* [What is needed]: From the listing below, extract every line in which the word "chart" appears.

* [Given data]:

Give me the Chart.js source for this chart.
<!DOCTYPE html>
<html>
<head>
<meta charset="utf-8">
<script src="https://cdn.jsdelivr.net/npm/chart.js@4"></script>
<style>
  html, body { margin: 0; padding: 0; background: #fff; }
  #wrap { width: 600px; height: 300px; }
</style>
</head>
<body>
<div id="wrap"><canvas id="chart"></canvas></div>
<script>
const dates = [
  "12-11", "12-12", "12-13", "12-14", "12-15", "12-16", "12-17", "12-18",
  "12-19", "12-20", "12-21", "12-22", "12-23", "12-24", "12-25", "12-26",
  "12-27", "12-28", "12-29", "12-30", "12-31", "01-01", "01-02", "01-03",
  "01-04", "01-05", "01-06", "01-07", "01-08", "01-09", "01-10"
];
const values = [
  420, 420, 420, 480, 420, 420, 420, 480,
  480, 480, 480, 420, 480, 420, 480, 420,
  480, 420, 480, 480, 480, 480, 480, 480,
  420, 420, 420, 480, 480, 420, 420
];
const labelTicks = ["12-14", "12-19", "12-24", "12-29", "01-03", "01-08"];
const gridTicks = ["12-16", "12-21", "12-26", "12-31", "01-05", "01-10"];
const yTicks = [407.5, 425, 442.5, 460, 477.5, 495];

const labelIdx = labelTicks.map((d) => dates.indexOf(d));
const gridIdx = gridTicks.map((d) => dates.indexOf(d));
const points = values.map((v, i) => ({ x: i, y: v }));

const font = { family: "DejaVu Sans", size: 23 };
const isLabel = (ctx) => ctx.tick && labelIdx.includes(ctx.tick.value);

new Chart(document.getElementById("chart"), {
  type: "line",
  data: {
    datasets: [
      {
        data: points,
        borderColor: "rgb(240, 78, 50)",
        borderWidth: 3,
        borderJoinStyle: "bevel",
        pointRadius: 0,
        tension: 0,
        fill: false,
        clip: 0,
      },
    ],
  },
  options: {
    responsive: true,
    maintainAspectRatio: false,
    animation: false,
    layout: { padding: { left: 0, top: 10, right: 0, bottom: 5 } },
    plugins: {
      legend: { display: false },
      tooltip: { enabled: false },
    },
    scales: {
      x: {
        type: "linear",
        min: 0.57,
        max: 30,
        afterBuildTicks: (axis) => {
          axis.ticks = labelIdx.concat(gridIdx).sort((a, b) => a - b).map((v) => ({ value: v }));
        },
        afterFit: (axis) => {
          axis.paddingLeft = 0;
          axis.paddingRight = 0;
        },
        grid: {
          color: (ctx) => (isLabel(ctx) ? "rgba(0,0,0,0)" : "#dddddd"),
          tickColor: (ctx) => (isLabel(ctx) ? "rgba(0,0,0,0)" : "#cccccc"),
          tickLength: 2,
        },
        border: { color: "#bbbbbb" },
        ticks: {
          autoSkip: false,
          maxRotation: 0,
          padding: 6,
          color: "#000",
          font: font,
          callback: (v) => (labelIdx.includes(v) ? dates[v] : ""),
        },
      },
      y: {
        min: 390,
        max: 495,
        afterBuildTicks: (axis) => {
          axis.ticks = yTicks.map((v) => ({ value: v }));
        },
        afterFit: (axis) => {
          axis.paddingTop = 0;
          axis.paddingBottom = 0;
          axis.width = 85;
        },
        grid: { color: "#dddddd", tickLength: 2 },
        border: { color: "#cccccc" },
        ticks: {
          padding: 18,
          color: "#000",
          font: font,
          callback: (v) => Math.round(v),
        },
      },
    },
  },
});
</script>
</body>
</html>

* [Answer for the task]:
Give me the Chart.js source for this chart.
<script src="https://cdn.jsdelivr.net/npm/chart.js@4"></script>
<div id="wrap"><canvas id="chart"></canvas></div>
new Chart(document.getElementById("chart"), {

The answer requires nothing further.